Start of DATA SEGMENT

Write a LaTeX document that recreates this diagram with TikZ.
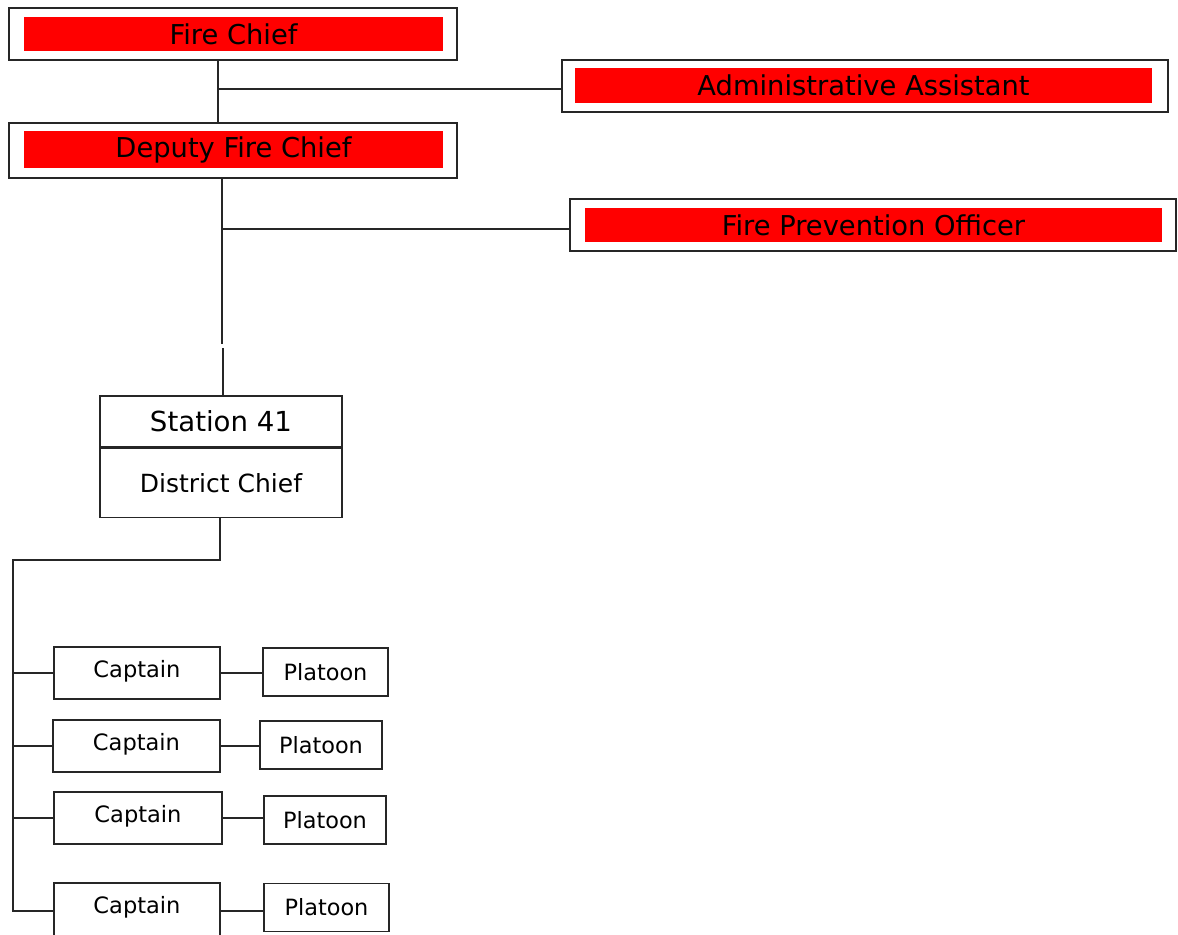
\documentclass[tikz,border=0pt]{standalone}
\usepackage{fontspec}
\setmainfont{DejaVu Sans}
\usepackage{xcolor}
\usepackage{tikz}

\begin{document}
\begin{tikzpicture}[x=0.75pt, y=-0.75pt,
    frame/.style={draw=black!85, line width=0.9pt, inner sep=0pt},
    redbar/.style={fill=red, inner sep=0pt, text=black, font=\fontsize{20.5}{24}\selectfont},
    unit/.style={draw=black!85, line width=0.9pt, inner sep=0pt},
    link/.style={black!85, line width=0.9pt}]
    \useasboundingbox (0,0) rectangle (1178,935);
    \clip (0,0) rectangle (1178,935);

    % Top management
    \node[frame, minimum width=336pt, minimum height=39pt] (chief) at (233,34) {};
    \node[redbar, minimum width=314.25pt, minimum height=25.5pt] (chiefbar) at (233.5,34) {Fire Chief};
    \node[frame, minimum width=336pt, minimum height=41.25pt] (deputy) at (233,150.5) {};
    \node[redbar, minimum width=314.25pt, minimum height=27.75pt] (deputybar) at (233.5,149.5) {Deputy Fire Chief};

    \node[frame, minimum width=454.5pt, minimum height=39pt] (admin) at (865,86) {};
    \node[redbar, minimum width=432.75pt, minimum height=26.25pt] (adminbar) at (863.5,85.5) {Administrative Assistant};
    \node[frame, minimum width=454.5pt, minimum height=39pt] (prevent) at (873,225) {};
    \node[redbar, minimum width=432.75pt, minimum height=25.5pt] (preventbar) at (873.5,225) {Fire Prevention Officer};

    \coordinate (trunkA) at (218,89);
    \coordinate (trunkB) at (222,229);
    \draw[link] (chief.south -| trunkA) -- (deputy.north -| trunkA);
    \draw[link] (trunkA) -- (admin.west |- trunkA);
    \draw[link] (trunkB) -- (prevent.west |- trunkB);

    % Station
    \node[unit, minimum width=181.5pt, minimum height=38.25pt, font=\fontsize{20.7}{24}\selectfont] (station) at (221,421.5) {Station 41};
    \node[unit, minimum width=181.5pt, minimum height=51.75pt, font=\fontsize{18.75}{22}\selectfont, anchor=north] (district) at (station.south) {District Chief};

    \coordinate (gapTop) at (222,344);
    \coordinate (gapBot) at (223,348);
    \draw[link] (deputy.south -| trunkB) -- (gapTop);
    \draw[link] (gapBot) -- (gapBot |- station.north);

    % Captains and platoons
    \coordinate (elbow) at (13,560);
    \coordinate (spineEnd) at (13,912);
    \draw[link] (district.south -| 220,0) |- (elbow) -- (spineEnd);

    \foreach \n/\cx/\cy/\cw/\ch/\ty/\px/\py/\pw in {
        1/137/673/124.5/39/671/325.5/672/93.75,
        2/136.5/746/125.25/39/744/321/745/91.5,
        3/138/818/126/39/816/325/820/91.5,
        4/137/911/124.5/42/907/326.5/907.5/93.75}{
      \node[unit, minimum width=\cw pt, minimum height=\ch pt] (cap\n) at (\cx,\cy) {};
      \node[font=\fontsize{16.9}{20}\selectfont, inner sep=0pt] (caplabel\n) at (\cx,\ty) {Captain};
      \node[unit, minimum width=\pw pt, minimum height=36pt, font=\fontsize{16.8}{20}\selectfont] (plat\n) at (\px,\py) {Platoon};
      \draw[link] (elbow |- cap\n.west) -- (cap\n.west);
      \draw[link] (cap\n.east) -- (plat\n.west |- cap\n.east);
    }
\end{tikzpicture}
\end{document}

End of DATA SEGMENT

Reproduce every line above as written, skipping pictures.

Write a LaTeX document that recreates this diagram with TikZ.
\documentclass[tikz,border=0pt]{standalone}
\usepackage{fontspec}
\setmainfont{DejaVu Sans}
\usepackage{xcolor}
\usepackage{tikz}

\begin{document}
\begin{tikzpicture}[x=0.75pt, y=-0.75pt,
    frame/.style={draw=black!85, line width=0.9pt, inner sep=0pt},
    redbar/.style={fill=red, inner sep=0pt, text=black, font=\fontsize{20.5}{24}\selectfont},
    unit/.style={draw=black!85, line width=0.9pt, inner sep=0pt},
    link/.style={black!85, line width=0.9pt}]
    \useasboundingbox (0,0) rectangle (1178,935);
    \clip (0,0) rectangle (1178,935);

    % Top management
    \node[frame, minimum width=336pt, minimum height=39pt] (chief) at (233,34) {};
    \node[redbar, minimum width=314.25pt, minimum height=25.5pt] (chiefbar) at (233.5,34) {Fire Chief};
    \node[frame, minimum width=336pt, minimum height=41.25pt] (deputy) at (233,150.5) {};
    \node[redbar, minimum width=314.25pt, minimum height=27.75pt] (deputybar) at (233.5,149.5) {Deputy Fire Chief};

    \node[frame, minimum width=454.5pt, minimum height=39pt] (admin) at (865,86) {};
    \node[redbar, minimum width=432.75pt, minimum height=26.25pt] (adminbar) at (863.5,85.5) {Administrative Assistant};
    \node[frame, minimum width=454.5pt, minimum height=39pt] (prevent) at (873,225) {};
    \node[redbar, minimum width=432.75pt, minimum height=25.5pt] (preventbar) at (873.5,225) {Fire Prevention Officer};

    \coordinate (trunkA) at (218,89);
    \coordinate (trunkB) at (222,229);
    \draw[link] (chief.south -| trunkA) -- (deputy.north -| trunkA);
    \draw[link] (trunkA) -- (admin.west |- trunkA);
    \draw[link] (trunkB) -- (prevent.west |- trunkB);

    % Station
    \node[unit, minimum width=181.5pt, minimum height=38.25pt, font=\fontsize{20.7}{24}\selectfont] (station) at (221,421.5) {Station 41};
    \node[unit, minimum width=181.5pt, minimum height=51.75pt, font=\fontsize{18.75}{22}\selectfont, anchor=north] (district) at (station.south) {District Chief};

    \coordinate (gapTop) at (222,344);
    \coordinate (gapBot) at (223,348);
    \draw[link] (deputy.south -| trunkB) -- (gapTop);
    \draw[link] (gapBot) -- (gapBot |- station.north);

    % Captains and platoons
    \coordinate (elbow) at (13,560);
    \coordinate (spineEnd) at (13,912);
    \draw[link] (district.south -| 220,0) |- (elbow) -- (spineEnd);

    \foreach \n/\cx/\cy/\cw/\ch/\ty/\px/\py/\pw in {
        1/137/673/124.5/39/671/325.5/672/93.75,
        2/136.5/746/125.25/39/744/321/745/91.5,
        3/138/818/126/39/816/325/820/91.5,
        4/137/911/124.5/42/907/326.5/907.5/93.75}{
      \node[unit, minimum width=\cw pt, minimum height=\ch pt] (cap\n) at (\cx,\cy) {};
      \node[font=\fontsize{16.9}{20}\selectfont, inner sep=0pt] (caplabel\n) at (\cx,\ty) {Captain};
      \node[unit, minimum width=\pw pt, minimum height=36pt, font=\fontsize{16.8}{20}\selectfont] (plat\n) at (\px,\py) {Platoon};
      \draw[link] (elbow |- cap\n.west) -- (cap\n.west);
      \draw[link] (cap\n.east) -- (plat\n.west |- cap\n.east);
    }
\end{tikzpicture}
\end{document}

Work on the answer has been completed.